Em seguida, junto com ela, escolhemos o melhor lugar para filmar a entrevista, que consistiu em três perguntas, levando Jera a falar um bocado de muitos conteúdos e saberes sobre o mundo, não só da cultura Guarani, mas sobre as mudanças sociais que vivemos hoje. No meio da filmagem, após fazermos pausa para o almoço e continuado a rodar com ela em outras das paisagens belíssimas da aldeia, nós descobrimos que a van de fato tinha dado seu aviso final.
Resultado, ao concluir as filmagens lá pelas 16h da tarde, o Emerson e o Beto ainda estavam vendo como iriamos sair do lugar. Ficamos conversando ao redor da van, neste meio do tempo de espera por um guincho. E quase aconteceu um incidente engraçado, quando o Edu eteve a ponto de cair na água do açude que tem na aldeia, espaço lúdico onde as crianças nadam e bribcam. Edu foi fazer uma foto da diretora (eu), numa ponte sob o rio e por pouco não tomou um banho inesperado, de roupa e tudo mais... Essa espera nos permitiu que vivenciássemos o tempo no lugar, também conversando sobre o trabalho feito e criando novos experiencias. De repente, depois de muito esperar, vem o guincho-reboque, da região de de Parelheiros, aliviando a angústia e incerteza da espera. Todos nós da equipe dentro da van e em cima do reboque em uma viagem inusitada de volta ao hotel no bairro Jabaquara em São Paulo. Nos sentimos quase em um desfile de carnaval, trafegando num carro alegórico sem som e bateria.

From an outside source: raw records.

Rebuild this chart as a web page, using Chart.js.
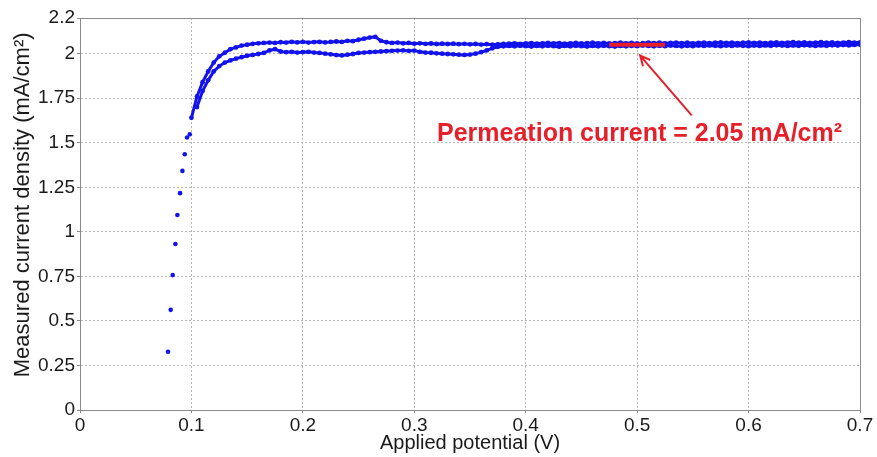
<!DOCTYPE html>
<html>
<head>
<meta charset="utf-8">
<script src="https://cdn.jsdelivr.net/npm/chart.js@4.4.1/dist/chart.umd.min.js"></script>
<style>
  html, body { margin: 0; padding: 0; background: #fff; }
  canvas { display: block; }
</style>
</head>
<body>
<canvas id="chart" width="877" height="457"></canvas>
<script>
// axis ticks
const xTicks = [0, 0.1, 0.2, 0.3, 0.4, 0.5, 0.6, 0.7];
const yTicks = [0, 0.25, 0.5, 0.75, 1, 1.25, 1.5, 1.75, 2, 2.2];

// steep rise, single column of points [V, mA/cm2]
const riseScan = [
  [0.0790, 0.327], [0.0814, 0.562], [0.0832, 0.757], [0.0856, 0.932], [0.0874, 1.094],
  [0.0898, 1.217], [0.0919, 1.342], [0.0940, 1.435], [0.0961, 1.529], [0.0985, 1.547]
];

// upper branch
const upperScan = [
  [0.100, 1.640], [0.105, 1.760], [0.110, 1.840], [0.115, 1.900], [0.120, 1.950],
  [0.125, 1.985], [0.130, 2.005], [0.135, 2.025], [0.140, 2.035], [0.145, 2.045],
  [0.150, 2.050], [0.155, 2.055], [0.160, 2.058], [0.165, 2.060], [0.170, 2.062],
  [0.175, 2.060], [0.180, 2.064], [0.185, 2.062], [0.190, 2.066], [0.195, 2.063],
  [0.200, 2.066], [0.205, 2.062], [0.210, 2.065], [0.215, 2.066], [0.220, 2.063],
  [0.225, 2.066], [0.230, 2.068], [0.235, 2.066], [0.240, 2.072], [0.245, 2.070],
  [0.250, 2.078], [0.255, 2.084], [0.260, 2.090], [0.265, 2.094], [0.270, 2.072],
  [0.275, 2.064], [0.280, 2.060], [0.285, 2.062], [0.290, 2.058], [0.295, 2.060],
  [0.300, 2.056], [0.305, 2.058], [0.310, 2.055], [0.315, 2.057], [0.320, 2.054],
  [0.325, 2.056], [0.330, 2.054], [0.335, 2.056], [0.340, 2.053], [0.345, 2.055],
  [0.350, 2.052], [0.355, 2.054], [0.360, 2.051], [0.365, 2.053], [0.370, 2.050],
  [0.375, 2.052], [0.380, 2.054], [0.385, 2.056], [0.390, 2.058], [0.395, 2.055],
  [0.400, 2.057], [0.405, 2.059], [0.410, 2.056], [0.415, 2.058], [0.420, 2.060],
  [0.425, 2.057], [0.430, 2.059], [0.435, 2.056], [0.440, 2.058], [0.445, 2.060],
  [0.450, 2.057], [0.455, 2.059], [0.460, 2.061], [0.465, 2.058], [0.470, 2.060],
  [0.475, 2.057], [0.480, 2.059], [0.485, 2.061], [0.490, 2.058], [0.495, 2.060],
  [0.500, 2.057], [0.505, 2.059], [0.510, 2.062], [0.515, 2.059], [0.520, 2.061],
  [0.525, 2.058], [0.530, 2.060], [0.535, 2.062], [0.540, 2.059], [0.545, 2.061],
  [0.550, 2.058], [0.555, 2.060], [0.560, 2.062], [0.565, 2.059], [0.570, 2.061],
  [0.575, 2.063], [0.580, 2.060], [0.585, 2.062], [0.590, 2.059], [0.595, 2.061],
  [0.600, 2.063], [0.605, 2.060], [0.610, 2.062], [0.615, 2.059], [0.620, 2.061],
  [0.625, 2.063], [0.630, 2.060], [0.635, 2.062], [0.640, 2.064], [0.645, 2.061],
  [0.650, 2.063], [0.655, 2.060], [0.660, 2.062], [0.665, 2.064], [0.670, 2.061],
  [0.675, 2.063], [0.680, 2.060], [0.685, 2.062], [0.690, 2.064], [0.695, 2.062],
  [0.700, 2.063]
];

// lower branch
const lowerScan = [
  [0.105, 1.700], [0.110, 1.790], [0.115, 1.850], [0.120, 1.900], [0.125, 1.930],
  [0.130, 1.950], [0.135, 1.962], [0.140, 1.972], [0.145, 1.980], [0.150, 1.988],
  [0.155, 1.993], [0.160, 1.998], [0.165, 2.004], [0.170, 2.018], [0.175, 2.025],
  [0.180, 2.012], [0.185, 2.008], [0.190, 2.010], [0.195, 2.006], [0.200, 2.008],
  [0.205, 2.010], [0.210, 2.006], [0.215, 2.004], [0.220, 2.000], [0.225, 1.996],
  [0.230, 1.992], [0.235, 1.990], [0.240, 1.994], [0.245, 1.998], [0.250, 2.004],
  [0.255, 2.006], [0.260, 2.008], [0.265, 2.010], [0.270, 2.012], [0.275, 2.014],
  [0.280, 2.016], [0.285, 2.017], [0.290, 2.018], [0.295, 2.016], [0.300, 2.017],
  [0.305, 2.010], [0.310, 2.006], [0.315, 2.005], [0.320, 2.002], [0.325, 2.000],
  [0.330, 1.998], [0.335, 1.996], [0.340, 1.994], [0.345, 1.993], [0.350, 1.995],
  [0.355, 2.000], [0.360, 2.008], [0.365, 2.018], [0.370, 2.030], [0.375, 2.038],
  [0.380, 2.041], [0.385, 2.043], [0.390, 2.041], [0.395, 2.044], [0.400, 2.042],
  [0.405, 2.040], [0.410, 2.043], [0.415, 2.041], [0.420, 2.044], [0.425, 2.042],
  [0.430, 2.039], [0.435, 2.043], [0.440, 2.041], [0.445, 2.044], [0.450, 2.042],
  [0.455, 2.040], [0.460, 2.043], [0.465, 2.041], [0.470, 2.044], [0.475, 2.042],
  [0.480, 2.040], [0.485, 2.043], [0.490, 2.041], [0.495, 2.044], [0.500, 2.042],
  [0.505, 2.045], [0.510, 2.043], [0.515, 2.041], [0.520, 2.044], [0.525, 2.042],
  [0.530, 2.045], [0.535, 2.043], [0.540, 2.041], [0.545, 2.044], [0.550, 2.042],
  [0.555, 2.045], [0.560, 2.043], [0.565, 2.046], [0.570, 2.044], [0.575, 2.042],
  [0.580, 2.045], [0.585, 2.043], [0.590, 2.046], [0.595, 2.044], [0.600, 2.042],
  [0.605, 2.045], [0.610, 2.043], [0.615, 2.046], [0.620, 2.044], [0.625, 2.047],
  [0.630, 2.045], [0.635, 2.043], [0.640, 2.046], [0.645, 2.044], [0.650, 2.047],
  [0.655, 2.045], [0.660, 2.043], [0.665, 2.046], [0.670, 2.044], [0.675, 2.047],
  [0.680, 2.045], [0.685, 2.048], [0.690, 2.046], [0.695, 2.049], [0.700, 2.051]
];

// permeation current marker
const permeationLevel = 2.05;
const permeationSpan = [0.475, 0.525];
const noteText = 'Permeation current = 2.05 mA/cm\u00B2';
const noteAnchor = [0.3204, 1.508];
const arrowTail = [0.549, 1.654];
const arrowTip = [0.5027, 1.989];

const BLUE = '#1212ee';
const RED = '#e5202a';
const FONT = "'Liberation Sans', Arial, sans-serif";

const toPoints = rows => rows.map(([x, y]) => ({ x, y }));

const annotate = {
  id: 'annotate',
  afterDraw(chart) {
    const { ctx, chartArea: a, scales: { x, y } } = chart;
    ctx.save();
    // box
    ctx.strokeStyle = '#8a8a8a';
    ctx.lineWidth = 1;
    ctx.strokeRect(Math.round(a.left) + 0.5, Math.round(a.top) + 0.5,
      Math.round(a.right - a.left), Math.round(a.bottom - a.top));

    // arrow
    const x1 = x.getPixelForValue(arrowTail[0]), y1 = y.getPixelForValue(arrowTail[1]);
    const x2 = x.getPixelForValue(arrowTip[0]), y2 = y.getPixelForValue(arrowTip[1]);
    ctx.strokeStyle = RED;
    ctx.lineWidth = 2;
    ctx.beginPath();
    ctx.moveTo(x1, y1);
    ctx.lineTo(x2, y2);
    const ang = Math.atan2(y2 - y1, x2 - x1);
    const head = 11;
    ctx.moveTo(x2 - head * Math.cos(ang - 0.45), y2 - head * Math.sin(ang - 0.45));
    ctx.lineTo(x2, y2);
    ctx.lineTo(x2 - head * Math.cos(ang + 0.45), y2 - head * Math.sin(ang + 0.45));
    ctx.stroke();

    // label
    ctx.fillStyle = RED;
    ctx.font = 'bold 25px ' + FONT;
    ctx.textBaseline = 'alphabetic';
    ctx.textAlign = 'left';
    ctx.fillText(noteText, x.getPixelForValue(noteAnchor[0]), y.getPixelForValue(noteAnchor[1]));
    ctx.restore();
  }
};

const branch = rows => ({
  data: toPoints(rows),
  showLine: true,
  borderColor: BLUE,
  borderWidth: 3,
  backgroundColor: BLUE,
  pointBorderWidth: 0,
  pointRadius: 2.4
});

new Chart(document.getElementById('chart'), {
  type: 'scatter',
  data: {
    datasets: [
      {
        type: 'line',
        data: permeationSpan.map(v => ({ x: v, y: permeationLevel })),
        borderColor: RED,
        borderWidth: 4,
        pointRadius: 0
      },
      { data: toPoints(riseScan), backgroundColor: BLUE, borderWidth: 0, pointRadius: 2.3 },
      branch(upperScan),
      branch(lowerScan)
    ]
  },
  options: {
    responsive: false,
    animation: false,
    devicePixelRatio: 1,
    layout: { padding: { top: 18, right: 17, left: 0, bottom: 0 } },
    plugins: { legend: { display: false }, tooltip: { enabled: false } },
    scales: {
      x: {
        type: 'linear',
        min: 0,
        max: 0.7,
        afterBuildTicks: s => { s.ticks = xTicks.map(v => ({ value: v })); },
        afterFit: s => { s.height = 47; },
        ticks: {
          callback: v => String(v),
          color: '#1a1a1a',
          font: { family: FONT, size: 19 },
          padding: 1,
          maxRotation: 0
        },
        grid: { color: '#b8b8b8', lineWidth: 1, tickLength: 3, tickColor: '#8a8a8a' },
        border: { display: true, color: '#8a8a8a', dash: [2, 2] },
        title: {
          display: true,
          text: 'Applied potential (V)',
          color: '#1a1a1a',
          font: { family: FONT, size: 20 },
          padding: { top: 0, bottom: 2 }
        }
      },
      y: {
        type: 'linear',
        min: 0,
        max: 2.2,
        afterBuildTicks: s => { s.ticks = yTicks.map(v => ({ value: v })); },
        afterFit: s => { s.width = 80; },
        ticks: {
          callback: v => String(v),
          color: '#1a1a1a',
          font: { family: FONT, size: 19 },
          padding: 2
        },
        grid: { color: '#b8b8b8', lineWidth: 1, tickLength: 3, tickColor: '#8a8a8a' },
        border: { display: true, color: '#8a8a8a', dash: [2, 2] },
        title: {
          display: true,
          text: '   Measured current density (mA/cm\u00B2)',
          color: '#1a1a1a',
          font: { family: FONT, size: 22 },
          padding: { top: 10, bottom: 0 }
        }
      }
    }
  },
  plugins: [annotate]
});
</script>
</body>
</html>
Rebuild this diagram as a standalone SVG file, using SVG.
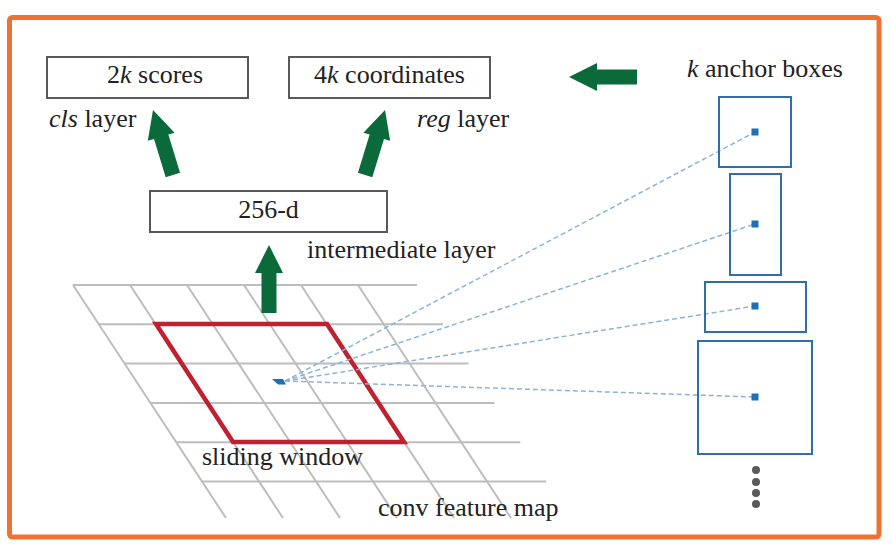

Na noite, para encerrar, um jantar no mesmo restaurante chinês do Jabaquara da noite anterior, com direito a mensagens do biscoito da sorte. Na de ontem me dizia que "há pessoas que amam o poder e outras que tem o poder de amar". Então, hoje, no dia da van, ela (a mensagem do biscoito), se apresentou com umatirada proverbial que soa engraçado: "Cavalo velho sabe o caminho". Fim de jornada, fim de expediente, com o aprendizado de que o humor salva, que imprevistos acontecem todo o tempo e que estamos sempre perante o imponderável. O que muda é a nossa postura de buscar as soluções e de tornar as experiências mais leves, mesmo quando elas podem gerar alguma tensão. É importante a flexibilidade para poder rodar um filme na estrada.